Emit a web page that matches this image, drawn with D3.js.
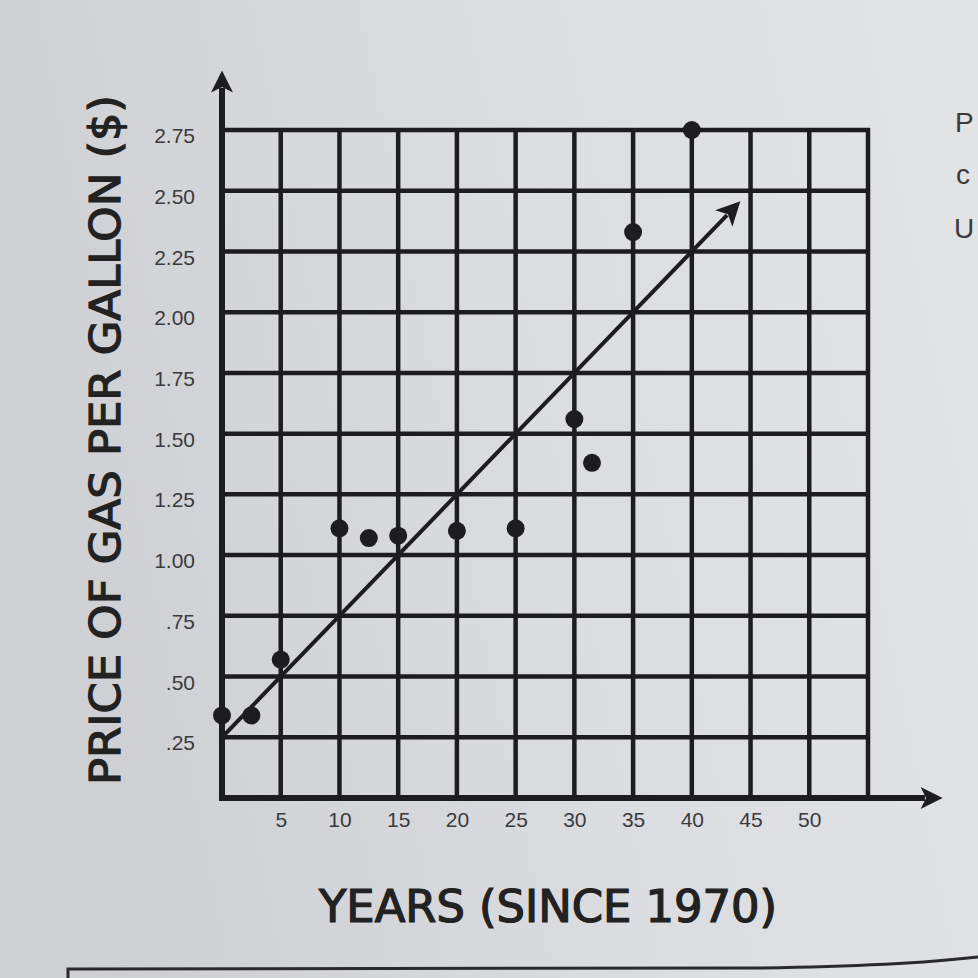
<!DOCTYPE html>
<html>
<head>
<meta charset="utf-8">
<script src="https://cdn.jsdelivr.net/npm/d3@7"></script>
<style>
  html, body { margin: 0; padding: 0; }
  body { width: 978px; height: 978px; overflow: hidden; }
  svg { display: block; }
</style>
</head>
<body>
<svg width="978" height="978"></svg>
<script>
// price of gas per gallon
var years  = [0, 2.5, 5, 10, 12.5, 15, 20, 25, 30, 31.5, 35, 40];
var prices = [0.34, 0.34, 0.57, 1.11, 1.07, 1.08, 1.10, 1.11, 1.56, 1.38, 2.33, 2.75];

// line of best fit drawn on the sheet (start, end)
var fitYears  = [0, 43];
var fitPrices = [0.25, 2.40];

var xTicks = [5, 10, 15, 20, 25, 30, 35, 40, 45, 50];
var xTickLabels = ["5", "10", "15", "20", "25", "30", "35", "40", "45", "50"];
var yTicks = [0.25, 0.5, 0.75, 1, 1.25, 1.5, 1.75, 2, 2.25, 2.5, 2.75];
var yTickLabels = [".25", ".50", ".75", "1.00", "1.25", "1.50", "1.75", "2.00", "2.25", "2.50", "2.75"];

var xGrid = [5, 10, 15, 20, 25, 30, 35, 40, 45, 50, 55];
var yGrid = [0.25, 0.5, 0.75, 1, 1.25, 1.5, 1.75, 2, 2.25, 2.5, 2.75];

var ink = "#1d1d1f";

var svg = d3.select("svg");

// paper background
var defs = svg.append("defs");
var grad = defs.append("linearGradient")
  .attr("id", "paper")
  .attr("x1", 0).attr("y1", 0.2).attr("x2", 1).attr("y2", 0);
grad.append("stop").attr("offset", "0%").attr("stop-color", "#cfd0d3");
grad.append("stop").attr("offset", "50%").attr("stop-color", "#dcdde0");
grad.append("stop").attr("offset", "100%").attr("stop-color", "#e3e4e6");
svg.append("rect").attr("width", 978).attr("height", 978).attr("fill", "url(#paper)");

// arrow heads
function marker(id, w, h) {
  defs.append("marker")
    .attr("id", id)
    .attr("viewBox", "0 0 10 10")
    .attr("refX", 2).attr("refY", 5)
    .attr("markerUnits", "userSpaceOnUse")
    .attr("markerWidth", w).attr("markerHeight", h)
    .attr("orient", "auto")
    .append("path")
    .attr("d", "M0,0 L10,5 L0,10 L2.5,5 Z")
    .attr("fill", ink);
}
marker("axisArrow", 24, 22);
marker("fitArrow", 28, 24);

var x = d3.scaleLinear().domain([0, 55]).range([222, 868]);
var y = d3.scaleLinear().domain([0, 2.75]).range([798, 130]);

// grid
var grid = svg.append("g").attr("stroke", ink).attr("stroke-width", 4.5);
grid.selectAll(".vgrid")
  .data(xGrid)
  .enter().append("line")
  .attr("class", "vgrid")
  .attr("x1", function(d){ return x(d); })
  .attr("x2", function(d){ return x(d); })
  .attr("y1", y(0))
  .attr("y2", y(2.75) - 2);
grid.selectAll(".hgrid")
  .data(yGrid)
  .enter().append("line")
  .attr("class", "hgrid")
  .attr("x1", x(0))
  .attr("x2", x(55) + 2)
  .attr("y1", function(d){ return y(d); })
  .attr("y2", function(d){ return y(d); });

// axes with arrows
svg.append("line")
  .attr("x1", x(0)).attr("y1", y(0) + 3)
  .attr("x2", x(0)).attr("y2", 88)
  .attr("stroke", ink).attr("stroke-width", 6)
  .attr("marker-end", "url(#axisArrow)");
svg.append("line")
  .attr("x1", x(0) - 3).attr("y1", y(0))
  .attr("x2", 925).attr("y2", y(0))
  .attr("stroke", ink).attr("stroke-width", 6)
  .attr("marker-end", "url(#axisArrow)");

// tick labels
var xAxis = svg.append("g")
  .attr("transform", "translate(0," + (y(0) + 8) + ")")
  .call(d3.axisBottom(x).tickValues(xTicks).tickSize(0)
    .tickFormat(function(d, i){ return xTickLabels[i]; }));
xAxis.select(".domain").remove();
xAxis.selectAll("text")
  .attr("font-family", "'Liberation Sans', Arial, sans-serif")
  .attr("font-size", 21)
  .attr("fill", "#3a3a3c")
  .attr("dy", "0.85em");

var yAxis = svg.append("g")
  .attr("transform", "translate(" + (x(0) - 24) + ",0)")
  .call(d3.axisLeft(y).tickValues(yTicks).tickSize(0)
    .tickFormat(function(d, i){ return yTickLabels[i]; }));
yAxis.select(".domain").remove();
yAxis.selectAll("text")
  .attr("font-family", "'Liberation Sans', Arial, sans-serif")
  .attr("font-size", 21)
  .attr("fill", "#3a3a3c")
  .attr("dy", "0.6em");

// line of fit
var fitLine = d3.line()
  .x(function(d){ return x(d[0]); })
  .y(function(d){ return y(d[1]); });
svg.append("path")
  .datum(d3.zip(fitYears, fitPrices))
  .attr("d", fitLine)
  .attr("fill", "none")
  .attr("stroke", ink)
  .attr("stroke-width", 4)
  .attr("marker-end", "url(#fitArrow)");

// points
svg.selectAll(".dot")
  .data(d3.zip(years, prices))
  .enter().append("circle")
  .attr("class", "dot")
  .attr("cx", function(d){ return x(d[0]); })
  .attr("cy", function(d){ return y(d[1]); })
  .attr("r", 9)
  .attr("fill", ink);

// axis titles
svg.append("text")
  .attr("x", 548).attr("y", 922)
  .attr("text-anchor", "middle")
  .attr("font-family", "'DejaVu Sans Condensed', 'DejaVu Sans', sans-serif")
  .attr("font-size", 44)
  .attr("fill", "#222")
  .attr("stroke", "#222")
  .attr("stroke-width", 1.2)
  .attr("textLength", 458)
  .attr("lengthAdjust", "spacingAndGlyphs")
  .text("YEARS (SINCE 1970)");

svg.append("text")
  .attr("transform", "translate(120,440) rotate(-90)")
  .attr("text-anchor", "middle")
  .attr("font-family", "'DejaVu Sans Condensed', 'DejaVu Sans', sans-serif")
  .attr("font-size", 42)
  .attr("fill", "#222")
  .attr("stroke", "#222")
  .attr("stroke-width", 1.2)
  .attr("textLength", 690)
  .attr("lengthAdjust", "spacingAndGlyphs")
  .text("PRICE OF GAS PER GALLON ($)");

// cut-off text at the right edge of the page
var side = svg.append("g")
  .attr("font-family", "'Liberation Sans', Arial, sans-serif")
  .attr("font-size", 28)
  .attr("fill", "#3a3a3c");
side.append("text").attr("x", 955).attr("y", 132).text("P");
side.append("text").attr("x", 956).attr("y", 184).text("c");
side.append("text").attr("x", 954).attr("y", 238).text("U");

// box edge at the bottom of the page
svg.append("path")
  .attr("d", "M68,980 L68,969 L760,968 Q900,966 978,957")
  .attr("fill", "none")
  .attr("stroke", "#2a2a2c")
  .attr("stroke-width", 3);
</script>
</body>
</html>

#### Description of the task:
Please restate the material above line by line, exactly, beginning at its first line and ending with the line that contains "1.38, 2.33, 2.75];", without any pictures.

#### Task output:
Emit a web page that matches this image, drawn with D3.js.
<!DOCTYPE html>
<html>
<head>
<meta charset="utf-8">
<script src="https://cdn.jsdelivr.net/npm/d3@7"></script>
<style>
  html, body { margin: 0; padding: 0; }
  body { width: 978px; height: 978px; overflow: hidden; }
  svg { display: block; }
</style>
</head>
<body>
<svg width="978" height="978"></svg>
<script>
// price of gas per gallon
var years  = [0, 2.5, 5, 10, 12.5, 15, 20, 25, 30, 31.5, 35, 40];
var prices = [0.34, 0.34, 0.57, 1.11, 1.07, 1.08, 1.10, 1.11, 1.56, 1.38, 2.33, 2.75];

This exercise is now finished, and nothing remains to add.